===== Exercise inputs =====
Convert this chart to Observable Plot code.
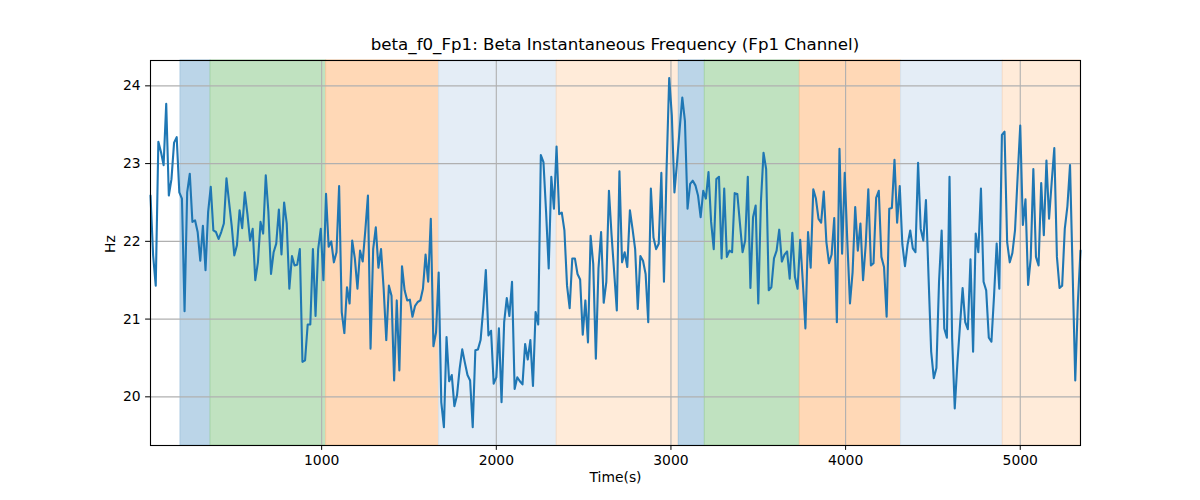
<!DOCTYPE html>
<html><head><meta charset="utf-8">
<script src="https://cdn.jsdelivr.net/npm/d3@7"></script>
<script src="https://cdn.jsdelivr.net/npm/@observablehq/plot@0.6"></script>
<style>
body{margin:0;background:#fff;font-family:"DejaVu Sans",sans-serif;}
#wrap{position:relative;width:1200px;height:500px;overflow:hidden;}
#title{position:absolute;left:615px;top:35px;transform:translateX(-50%);font-size:16.67px;white-space:nowrap;color:#000;line-height:20px;z-index:2;}
#chart{position:absolute;left:0;top:40px;z-index:1;}
</style></head><body>
<div id="wrap"><div id="chart"></div><div id="title">beta_f0_Fp1: Beta Instantaneous Frequency (Fp1 Channel)</div></div>
<script>
// sampling grid (seconds)
const T0 = 20, STEP = 15;
// beta instantaneous frequency, Hz
const hz = [
22.59,21.82,21.43,23.28,23.15,22.98,23.77,22.59,22.80,23.27,23.34,22.63,22.55,21.10,22.63,22.87,22.25,22.27,22.12,21.75,
22.20,21.63,22.38,22.70,22.14,22.12,22.03,22.12,22.23,22.81,22.50,22.20,21.82,21.95,22.40,22.17,22.63,22.35,22.01,22.16,
21.50,21.73,22.25,22.10,22.85,
22.38,21.58,21.86,21.97,22.41,21.83,22.50,22.23,21.39,21.81,21.69,21.70,21.90,20.45,20.47,20.93,20.93,21.90,21.04,21.90,
22.16,21.50,22.61,21.93,22.00,21.73,21.86,22.71,21.09,20.82,21.41,21.20,22.01,21.78,21.39,21.88,21.74,22.14,22.59,20.62,
21.90,22.18,21.66,21.90,
21.39,20.73,21.43,21.30,20.21,21.24,20.34,21.68,21.37,21.24,21.25,21.03,21.17,21.22,21.24,21.39,21.83,21.48,22.29,20.65,
20.83,21.60,19.93,19.61,20.77,20.20,20.28,19.88,20.02,20.36,20.61,20.44,20.28,20.21,19.61,20.60,20.61,20.73,21.13,21.63,
20.79,20.85,20.17,20.25,
20.88,19.93,20.96,21.27,21.04,21.48,20.10,20.25,20.20,20.16,20.68,20.48,20.73,20.14,21.09,20.93,23.11,23.02,22.38,21.65,
22.83,22.42,23.22,22.35,22.37,22.14,21.43,21.14,21.78,21.78,21.58,21.51,20.80,21.24,20.70,22.07,21.71,20.49,21.65,22.12,
21.21,21.48,22.65,
22.08,21.60,21.11,22.90,21.73,21.86,21.67,22.40,22.16,21.90,21.13,21.81,21.75,21.58,20.96,22.68,22.05,21.90,21.97,22.88,
21.48,22.93,24.10,23.62,22.63,23.02,23.45,23.85,23.55,22.42,22.74,22.78,22.72,22.59,22.31,22.65,22.55,22.89,22.25,21.90,
22.80,22.83,21.78,22.68,
21.80,21.88,21.86,22.62,22.61,22.23,21.86,22.01,22.83,21.40,22.31,22.46,21.20,22.50,23.14,22.93,21.37,21.41,21.78,21.88,
22.15,21.74,21.83,21.87,21.52,22.11,21.54,21.39,22.02,21.48,20.88,22.12,21.66,22.67,22.55,22.29,22.24,22.64,21.99,21.72,
21.83,22.30,20.96,23.19,
21.84,22.88,21.99,21.20,21.60,22.44,21.88,22.23,21.50,21.95,22.67,21.69,21.72,22.56,22.65,21.80,21.67,21.03,22.42,22.43,
23.05,22.24,22.71,21.96,21.68,21.96,22.14,21.91,21.86,23.01,22.16,22.01,22.53,21.54,20.58,20.24,20.37,21.48,22.14,20.88,
20.76,22.83,20.75,19.85,
20.43,20.92,21.40,20.96,20.87,21.77,20.58,22.10,21.86,22.68,21.48,21.37,20.76,20.71,21.30,21.97,21.39,23.37,23.41,21.99,
21.73,21.85,22.14,22.83,23.49,22.21,22.54,21.44,21.78,22.93,21.80,21.69,22.75,22.08,23.04,22.29,22.76,23.20,21.80,21.40,
21.43,22.16,22.45,22.98,21.60,20.21,21.22,21.88
];
const times = hz.map((_, i) => T0 + i * STEP);

// shaded segments
const bandStart = [192, 364, 1026, 1673, 2346, 3045, 3194, 3738, 4318, 4900];
const bandEnd   = [364, 1026, 1673, 2346, 3045, 3194, 3738, 4318, 4900, 5345];
const bandKind  = ["blue","green","orange","lightblue","lightorange","blue","green","orange","lightblue","lightorange"];
const xTicks = [1000, 2000, 3000, 4000, 5000];
const yTicks = [20, 21, 22, 23, 24];

const kindFill = {blue:"#bbd5e8", green:"#c0e2c0", orange:"#ffd8b6", lightblue:"#e4edf6", lightorange:"#ffebd9"};
const kindEdge = {blue:"#a6c8e0", green:"#a8d6a8", orange:"#f7c9a0", lightblue:"#d6e3ef", lightorange:"#f6dcc6"};

const rows = hz.map((v, i) => ({t: times[i], v}));
const bands = bandStart.map((s, i) => ({s, e: bandEnd[i], k: bandKind[i]}));

const font = {fontFamily: "DejaVu Sans", fontSize: 13.9};
const chart = Plot.plot({
  width: 1200, height: 460,
  marginLeft: 150, marginRight: 120, marginTop: 20, marginBottom: 55,
  style: {fontFamily: "DejaVu Sans", fontSize: "13.9px", color: "#000", background: "transparent"},
  x: {domain: [times[0], times[times.length - 1]]},
  y: {domain: [19.374, 24.326]},
  marks: [
    Plot.rect(bands, {x1: "s", x2: "e", fill: d => kindFill[d.k], stroke: d => kindEdge[d.k], strokeWidth: 1}),
    Plot.gridX(xTicks, {stroke: "#b0b0b0", strokeOpacity: 1, strokeWidth: 1.1}),
    Plot.gridY(yTicks, {stroke: "#b0b0b0", strokeOpacity: 1, strokeWidth: 1.1}),
    Plot.lineY(rows, {x: "t", y: "v", stroke: "#1f77b4", strokeWidth: 2.1}),
    Plot.axisX(xTicks, {tickSize: 4.9, tickPadding: 4.9, label: null, tickFormat: d => String(d), stroke: "#000", fill: "#000", ...font}),
    Plot.axisY(yTicks, {tickSize: 4.9, tickPadding: 4.9, label: null, tickFormat: d => String(d), stroke: "#000", fill: "#000", ...font}),
    Plot.text(["Time(s)"], {frameAnchor: "bottom", dy: 36, fill: "#000", ...font}),
    Plot.text(["Hz"], {frameAnchor: "left", dx: -40, rotate: -90, fill: "#000", ...font}),
    Plot.frame({stroke: "#000", strokeWidth: 1.1})
  ]
});
document.getElementById("chart").appendChild(chart);
</script>
</body></html>
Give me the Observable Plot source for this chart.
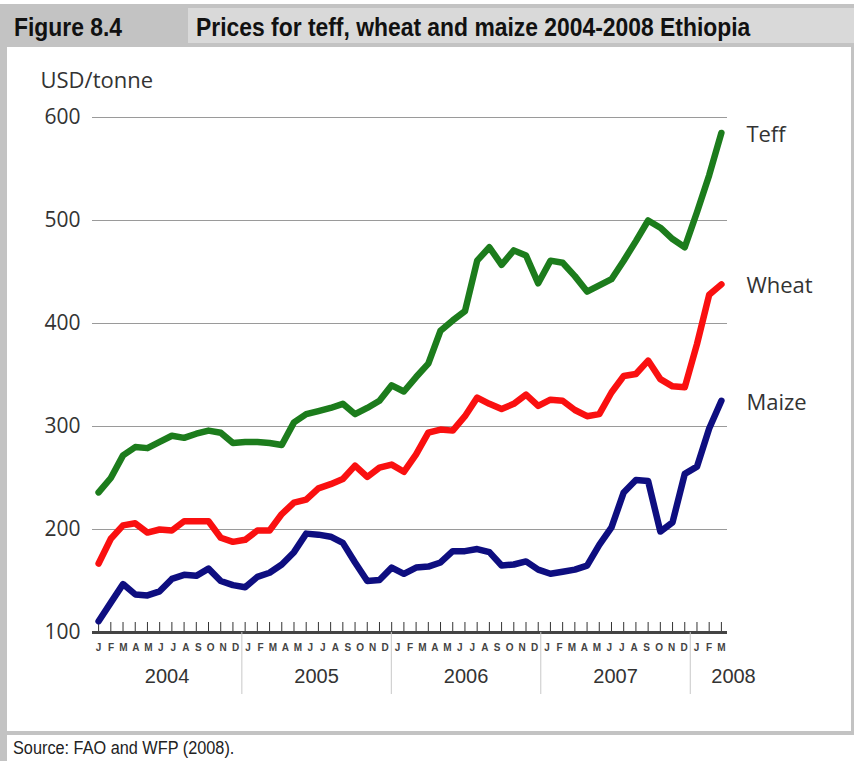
=====
■ **What this task involves**: Omitting all images, retype each line of the records precisely.

■ **The answer**:
Convert this chart to Observable Plot code.
<!DOCTYPE html>
<html><head><meta charset="utf-8">
<script src="https://cdn.jsdelivr.net/npm/d3@7"></script>
<script src="https://cdn.jsdelivr.net/npm/@observablehq/plot@0.6"></script>
<style>
body{margin:0;background:#fff;font-family:"DejaVu Sans",sans-serif;}
#wrap{position:relative;width:1200px;height:500px;overflow:hidden;}
#title{position:absolute;left:615px;top:35px;transform:translateX(-50%);font-size:16.67px;white-space:nowrap;color:#000;line-height:20px;z-index:2;}
#chart{position:absolute;left:0;top:40px;z-index:1;}
</style></head><body>
<div id="wrap"><div id="chart"></div><div id="title">beta_f0_Fp1: Beta Instantaneous Frequency (Fp1 Channel)</div></div>
<script>
// sampling grid (seconds)
const T0 = 20, STEP = 15;
// beta instantaneous frequency, Hz
const hz = [
22.59,21.82,21.43,23.28,23.15,22.98,23.77,22.59,22.80,23.27,23.34,22.63,22.55,21.10,22.63,22.87,22.25,22.27,22.12,21.75,
22.20,21.63,22.38,22.70,22.14,22.12,22.03,22.12,22.23,22.81,22.50,22.20,21.82,21.95,22.40,22.17,22.63,22.35,22.01,22.16,
21.50,21.73,22.25,22.10,22.85,
22.38,21.58,21.86,21.97,22.41,21.83,22.50,22.23,21.39,21.81,21.69,21.70,21.90,20.45,20.47,20.93,20.93,21.90,21.04,21.90,
22.16,21.50,22.61,21.93,22.00,21.73,21.86,22.71,21.09,20.82,21.41,21.20,22.01,21.78,21.39,21.88,21.74,22.14,22.59,20.62,
21.90,22.18,21.66,21.90,
21.39,20.73,21.43,21.30,20.21,21.24,20.34,21.68,21.37,21.24,21.25,21.03,21.17,21.22,21.24,21.39,21.83,21.48,22.29,20.65,
20.83,21.60,19.93,19.61,20.77,20.20,20.28,19.88,20.02,20.36,20.61,20.44,20.28,20.21,19.61,20.60,20.61,20.73,21.13,21.63,
20.79,20.85,20.17,20.25,
20.88,19.93,20.96,21.27,21.04,21.48,20.10,20.25,20.20,20.16,20.68,20.48,20.73,20.14,21.09,20.93,23.11,23.02,22.38,21.65,
22.83,22.42,23.22,22.35,22.37,22.14,21.43,21.14,21.78,21.78,21.58,21.51,20.80,21.24,20.70,22.07,21.71,20.49,21.65,22.12,
21.21,21.48,22.65,
22.08,21.60,21.11,22.90,21.73,21.86,21.67,22.40,22.16,21.90,21.13,21.81,21.75,21.58,20.96,22.68,22.05,21.90,21.97,22.88,
21.48,22.93,24.10,23.62,22.63,23.02,23.45,23.85,23.55,22.42,22.74,22.78,22.72,22.59,22.31,22.65,22.55,22.89,22.25,21.90,
22.80,22.83,21.78,22.68,
21.80,21.88,21.86,22.62,22.61,22.23,21.86,22.01,22.83,21.40,22.31,22.46,21.20,22.50,23.14,22.93,21.37,21.41,21.78,21.88,
22.15,21.74,21.83,21.87,21.52,22.11,21.54,21.39,22.02,21.48,20.88,22.12,21.66,22.67,22.55,22.29,22.24,22.64,21.99,21.72,
21.83,22.30,20.96,23.19,
21.84,22.88,21.99,21.20,21.60,22.44,21.88,22.23,21.50,21.95,22.67,21.69,21.72,22.56,22.65,21.80,21.67,21.03,22.42,22.43,
23.05,22.24,22.71,21.96,21.68,21.96,22.14,21.91,21.86,23.01,22.16,22.01,22.53,21.54,20.58,20.24,20.37,21.48,22.14,20.88,
20.76,22.83,20.75,19.85,
20.43,20.92,21.40,20.96,20.87,21.77,20.58,22.10,21.86,22.68,21.48,21.37,20.76,20.71,21.30,21.97,21.39,23.37,23.41,21.99,
21.73,21.85,22.14,22.83,23.49,22.21,22.54,21.44,21.78,22.93,21.80,21.69,22.75,22.08,23.04,22.29,22.76,23.20,21.80,21.40,
21.43,22.16,22.45,22.98,21.60,20.21,21.22,21.88
];
const times = hz.map((_, i) => T0 + i * STEP);

// shaded segments
const bandStart = [192, 364, 1026, 1673, 2346, 3045, 3194, 3738, 4318, 4900];
const bandEnd   = [364, 1026, 1673, 2346, 3045, 3194, 3738, 4318, 4900, 5345];
const bandKind  = ["blue","green","orange","lightblue","lightorange","blue","green","orange","lightblue","lightorange"];
const xTicks = [1000, 2000, 3000, 4000, 5000];
const yTicks = [20, 21, 22, 23, 24];

const kindFill = {blue:"#bbd5e8", green:"#c0e2c0", orange:"#ffd8b6", lightblue:"#e4edf6", lightorange:"#ffebd9"};
const kindEdge = {blue:"#a6c8e0", green:"#a8d6a8", orange:"#f7c9a0", lightblue:"#d6e3ef", lightorange:"#f6dcc6"};

const rows = hz.map((v, i) => ({t: times[i], v}));
const bands = bandStart.map((s, i) => ({s, e: bandEnd[i], k: bandKind[i]}));

const font = {fontFamily: "DejaVu Sans", fontSize: 13.9};
const chart = Plot.plot({
  width: 1200, height: 460,
  marginLeft: 150, marginRight: 120, marginTop: 20, marginBottom: 55,
  style: {fontFamily: "DejaVu Sans", fontSize: "13.9px", color: "#000", background: "transparent"},
  x: {domain: [times[0], times[times.length - 1]]},
  y: {domain: [19.374, 24.326]},
  marks: [
    Plot.rect(bands, {x1: "s", x2: "e", fill: d => kindFill[d.k], stroke: d => kindEdge[d.k], strokeWidth: 1}),
    Plot.gridX(xTicks, {stroke: "#b0b0b0", strokeOpacity: 1, strokeWidth: 1.1}),
    Plot.gridY(yTicks, {stroke: "#b0b0b0", strokeOpacity: 1, strokeWidth: 1.1}),
    Plot.lineY(rows, {x: "t", y: "v", stroke: "#1f77b4", strokeWidth: 2.1}),
    Plot.axisX(xTicks, {tickSize: 4.9, tickPadding: 4.9, label: null, tickFormat: d => String(d), stroke: "#000", fill: "#000", ...font}),
    Plot.axisY(yTicks, {tickSize: 4.9, tickPadding: 4.9, label: null, tickFormat: d => String(d), stroke: "#000", fill: "#000", ...font}),
    Plot.text(["Time(s)"], {frameAnchor: "bottom", dy: 36, fill: "#000", ...font}),
    Plot.text(["Hz"], {frameAnchor: "left", dx: -40, rotate: -90, fill: "#000", ...font}),
    Plot.frame({stroke: "#000", strokeWidth: 1.1})
  ]
});
document.getElementById("chart").appendChild(chart);
</script>
</body></html>
Give me the Observable Plot source for this chart.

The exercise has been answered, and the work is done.